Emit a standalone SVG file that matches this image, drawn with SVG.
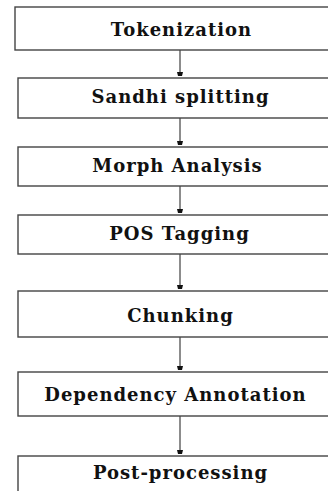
<svg xmlns="http://www.w3.org/2000/svg" width="328" height="491" viewBox="0 0 328 491">
  <defs>
    <marker id="head" viewBox="0 0 4 7" refX="4" refY="3.5" markerUnits="userSpaceOnUse" markerWidth="4" markerHeight="7" orient="auto">
      <path d="M0,0.5 L4,1.5 L4,5.5 L0,6.5 Z" fill="#111"/>
    </marker>
  </defs>
  <style>
    .box { fill: #ffffff; stroke: #444; stroke-width: 1.4; }
    .label { font-family: "DejaVu Serif", "Liberation Serif", serif; font-weight: bold; font-size: 18px; letter-spacing: 1px; fill: #111; text-anchor: middle; }
    .edge { stroke: #666; stroke-width: 1.5; fill: none; marker-end: url(#head); }
  </style>
  <rect width="328" height="491" fill="#ffffff"/>

  <g id="connectors">
    <line class="edge" x1="180" y1="50" x2="180" y2="76"/>
    <line class="edge" x1="180" y1="118" x2="180" y2="145"/>
    <line class="edge" x1="180" y1="186" x2="180" y2="213"/>
    <line class="edge" x1="180" y1="254" x2="180" y2="289"/>
    <line class="edge" x1="180" y1="337" x2="180" y2="370"/>
    <line class="edge" x1="180" y1="416" x2="180" y2="454"/>
  </g>

  <g id="tokenization">
    <rect class="box" x="15" y="7" width="330" height="43" stroke="#111"/>
    <text class="label" x="181.5" y="36">Tokenization</text>
  </g>
  <g id="sandhi-splitting">
    <rect class="box" x="18" y="78" width="330" height="40"/>
    <text class="label" x="180.5" y="103">Sandhi splitting</text>
  </g>
  <g id="morph-analysis">
    <rect class="box" x="18" y="147" width="330" height="39"/>
    <text class="label" x="177.5" y="172">Morph Analysis</text>
  </g>
  <g id="pos-tagging">
    <rect class="box" x="18" y="215" width="330" height="39"/>
    <text class="label" x="179.5" y="240">POS Tagging</text>
  </g>
  <g id="chunking">
    <rect class="box" x="18" y="291" width="330" height="46"/>
    <text class="label" x="180.5" y="322">Chunking</text>
  </g>
  <g id="dependency-annotation">
    <rect class="box" x="18" y="372" width="330" height="44"/>
    <text class="label" x="175.5" y="401">Dependency Annotation</text>
  </g>
  <g id="post-processing">
    <rect class="box" x="18" y="456" width="330" height="60"/>
    <text class="label" x="180.5" y="479">Post-processing</text>
  </g>
</svg>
************
## WRITTEN EXERCISE
Make an exact copy of the whole listing, but don't bring over any pictures.

## WRITTEN RESPONSE
Emit a standalone SVG file that matches this image, drawn with SVG.
<svg xmlns="http://www.w3.org/2000/svg" width="328" height="491" viewBox="0 0 328 491">
  <defs>
    <marker id="head" viewBox="0 0 4 7" refX="4" refY="3.5" markerUnits="userSpaceOnUse" markerWidth="4" markerHeight="7" orient="auto">
      <path d="M0,0.5 L4,1.5 L4,5.5 L0,6.5 Z" fill="#111"/>
    </marker>
  </defs>
  <style>
    .box { fill: #ffffff; stroke: #444; stroke-width: 1.4; }
    .label { font-family: "DejaVu Serif", "Liberation Serif", serif; font-weight: bold; font-size: 18px; letter-spacing: 1px; fill: #111; text-anchor: middle; }
    .edge { stroke: #666; stroke-width: 1.5; fill: none; marker-end: url(#head); }
  </style>
  <rect width="328" height="491" fill="#ffffff"/>

  <g id="connectors">
    <line class="edge" x1="180" y1="50" x2="180" y2="76"/>
    <line class="edge" x1="180" y1="118" x2="180" y2="145"/>
    <line class="edge" x1="180" y1="186" x2="180" y2="213"/>
    <line class="edge" x1="180" y1="254" x2="180" y2="289"/>
    <line class="edge" x1="180" y1="337" x2="180" y2="370"/>
    <line class="edge" x1="180" y1="416" x2="180" y2="454"/>
  </g>

  <g id="tokenization">
    <rect class="box" x="15" y="7" width="330" height="43" stroke="#111"/>
    <text class="label" x="181.5" y="36">Tokenization</text>
  </g>
  <g id="sandhi-splitting">
    <rect class="box" x="18" y="78" width="330" height="40"/>
    <text class="label" x="180.5" y="103">Sandhi splitting</text>
  </g>
  <g id="morph-analysis">
    <rect class="box" x="18" y="147" width="330" height="39"/>
    <text class="label" x="177.5" y="172">Morph Analysis</text>
  </g>
  <g id="pos-tagging">
    <rect class="box" x="18" y="215" width="330" height="39"/>
    <text class="label" x="179.5" y="240">POS Tagging</text>
  </g>
  <g id="chunking">
    <rect class="box" x="18" y="291" width="330" height="46"/>
    <text class="label" x="180.5" y="322">Chunking</text>
  </g>
  <g id="dependency-annotation">
    <rect class="box" x="18" y="372" width="330" height="44"/>
    <text class="label" x="175.5" y="401">Dependency Annotation</text>
  </g>
  <g id="post-processing">
    <rect class="box" x="18" y="456" width="330" height="60"/>
    <text class="label" x="180.5" y="479">Post-processing</text>
  </g>
</svg>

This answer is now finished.